Cachimbo da paz
Certa feita, estava na casa de amigos, no Leblon, e me chamaram para sair na chuva friorenta e participar de uma passeata contra a violência que grassa sem graça, fazendo pirraça no Rio de Janeiro. Lembrei que a última vez que lutei pela paz tinha cabelo, e cabelo no estilo Black Power, usava calça mais colorida que o prisma da capa do LP The Dark Side of the Moon do Pink Floyd, barba cheia no melhor estilo guerrilheiro cubano, sandália de pneu feita por mim, bolsa de couro que eu mesmo fiz e onde ilustrei com um lindo pôr do sol e camiseta de algodão no estilo psicodélico conhecido como tie-dye. Queria o fim da Guerra do Vietnã, local há mais de 16 mil quilômetros de Itapagipe, pois por aqui só havia ladrão de galinha.
As drogas, como o LSD que abria a percepção, estavam longe. A maconha corria solta em Woodstock e servia para anestesiar o medo dos soldados, estampada no filme Apocalypse Now, de Francis Ford Coppola. Ouvia o protesto poético de Joan Baez, Bob Dylan e o grupo Peter, Paul & Mary, dentre outros. Nós, da Cidade Baixa, éramos pré-adolescentes, com medo das drogas.
E o tempo passa e de repente me vejo na casa dos amigos cariocas. E enquanto visto a camisa grafitada que pede paz vejo que o casal vai até um canto, cheira cocaína e me oferece. Fiquei com vergonha de dizer naquele instante que para mim estava tudo errado no conceito. Em poucos instantes estavam eufóricos e assim iniciamos a bela caminhada, onde encontramos várias pessoas com cachimbos da paz; com maconha.
Atrasei o passo, saí da procissão esquizofrênica. Refleti e vi que aqueles que estavam na caminhada, cercando o governador, o prefeito e o secretário de segurança, pedindo paz e tranquilidade, querendo que não ocorresse mais nenhum caso de bala perdida, morte de policiais, morte de crianças inocentes, falência do Estado, cessão do direito de ir e vir nas favelas e o fim do medo coletivo, estavam em pleno gozo do transtorno comportamental. Não sabiam ou fingiam não saber que aquela maconha e aquele pó cheirado de forma recreativa era o que, no fim da questão, se tornava responsável pela perda da paz.
As drogas são as maiores causadoras da violência que atinge o Rio de Janeiro e todo o país. As drogas abastecem os cofres dos traficantes que compram seus armamentos – ano passado, somente no Rio de Janeiro, eles adquiriram mais de mil novas armas – em mãos de comerciantes ilegais. O Brasil é um dos maiores mercados para a cocaína, superando os EUA. No mundo todo, segundo a ONU, são mais de 246 milhões de usuários.

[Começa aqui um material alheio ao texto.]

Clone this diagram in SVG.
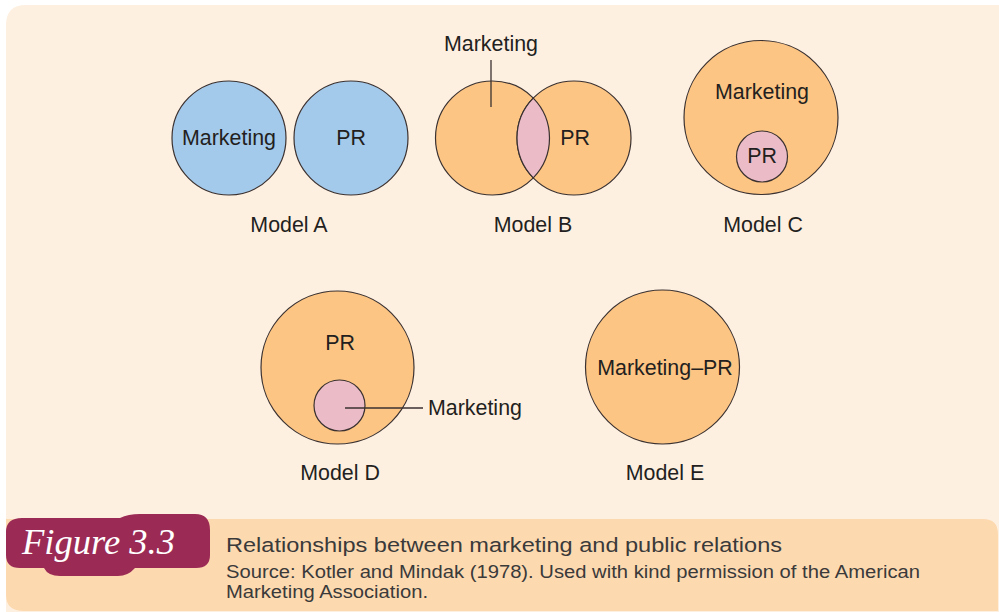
<svg xmlns="http://www.w3.org/2000/svg" width="999" height="612" viewBox="0 0 999 612">
<style>
.c{stroke:#3a3130;stroke-width:1.2}
.blue{fill:#a3c9eb}
.orange{fill:#fdc583}
.pink{fill:#ebbcc8}
.t{font-family:"Liberation Sans",Arial,sans-serif;font-size:21.4px;fill:#231f20;text-anchor:middle}
.cap{font-family:"Liberation Sans",Arial,sans-serif;fill:#3a3a3a}
.ln{stroke:#3a3130;stroke-width:1.3;fill:none}
</style>
<rect x="0" y="0" width="999" height="612" fill="#ffffff"/>
<path d="M26,5 L999,5 L999,612 L6,612 L6,25 Q6,5 26,5 Z" fill="#fef0e1"/>
<path d="M6,519 L983,519 Q998,519 998,534 L998,611 L24,611 Q6,611 6,595 Z" fill="#fdd9b0"/>
<g id="badge">
<path d="M22,518 L120,518 Q128,514 140,514 L195,514 Q210,514 210,530 L210,555 Q210,568 196,568 L135,568 Q128,576 118,576 L60,576 Q48,576 44,568 L20,568 Q6,568 6,555 L6,532 Q6,518 22,518 Z" fill="#9b2a55"/>
<text x="22" y="554" font-family="'Liberation Serif','DejaVu Serif',serif" font-style="italic" font-size="35" fill="#ffffff" textLength="153" lengthAdjust="spacingAndGlyphs">Figure 3.3</text>
</g>
<g id="caption">
<text class="cap" x="226" y="552" font-size="20.5" textLength="556" lengthAdjust="spacingAndGlyphs">Relationships between marketing and public relations</text>
<text class="cap" x="226" y="578" font-size="17.5" textLength="694" lengthAdjust="spacingAndGlyphs">Source: Kotler and Mindak (1978). Used with kind permission of the American</text>
<text class="cap" x="226" y="598" font-size="17.5" textLength="202" lengthAdjust="spacingAndGlyphs">Marketing Association.</text>
</g>
<g id="modelA">
<circle class="c blue" cx="229" cy="138" r="57"/>
<circle class="c blue" cx="351" cy="138" r="57"/>
<text class="t" x="229" y="145">Marketing</text>
<text class="t" x="351" y="145">PR</text>
<text class="t" x="289" y="232">Model A</text>
</g>
<g id="modelB">
<circle class="c orange" cx="492.5" cy="138" r="57"/>
<circle class="c orange" cx="574" cy="138" r="57"/>
<path class="c pink" d="M533.25,98.15 A57,57 0 0 1 533.25,177.85 A57,57 0 0 1 533.25,98.15 Z"/>
<text class="t" x="491" y="51">Marketing</text>
<text class="t" x="575" y="145">PR</text>
<text class="t" x="533" y="232">Model B</text>
</g>
<g id="modelC">
<circle class="c orange" cx="761" cy="117.5" r="77"/>
<circle class="c pink" cx="762" cy="156.5" r="25.5"/>
<text class="t" x="762" y="99">Marketing</text>
<text class="t" x="762" y="163">PR</text>
<text class="t" x="763" y="232">Model C</text>
</g>
<g id="modelD">
<circle class="c orange" cx="337.5" cy="367.5" r="76.5"/>
<circle class="c pink" cx="339.5" cy="405.5" r="25.5"/>
<text class="t" x="340" y="350">PR</text>
<text class="t" x="428" y="415" style="text-anchor:start">Marketing</text>
<text class="t" x="340" y="480">Model D</text>
</g>
<g id="modelE">
<circle class="c orange" cx="662.5" cy="367" r="77"/>
<text class="t" x="665" y="375">Marketing–PR</text>
<text class="t" x="665" y="480">Model E</text>
</g>
<g id="connectors">
<line class="ln" x1="491" y1="60" x2="491" y2="107"/>
<line class="ln" x1="345" y1="408" x2="423" y2="408"/>
</g>
</svg>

No Brasil, temos 27 milhões de usuários. É uma economia informal grandiosa. Temos mais de 370 mil viciados em crack. Um estudo da USP mostra que, em 2006, 40 por cento dos pesquisados haviam consumido maconha antes dos 18 anos. Em 2012, passou para 62 por cento, e o número é crescente. O Departamento de Estado norte-americano observa que os programas brasileiros são bons em conscientização, mas não na redução da demanda e no tratamento dos viciados. Se existe demanda, existe quem forneça e para fornecer tem de defender a boca de fumo e para defender haja bala e havendo bala não existe paz. Está difícil de entender? Sobre legalizar é um outro assunto.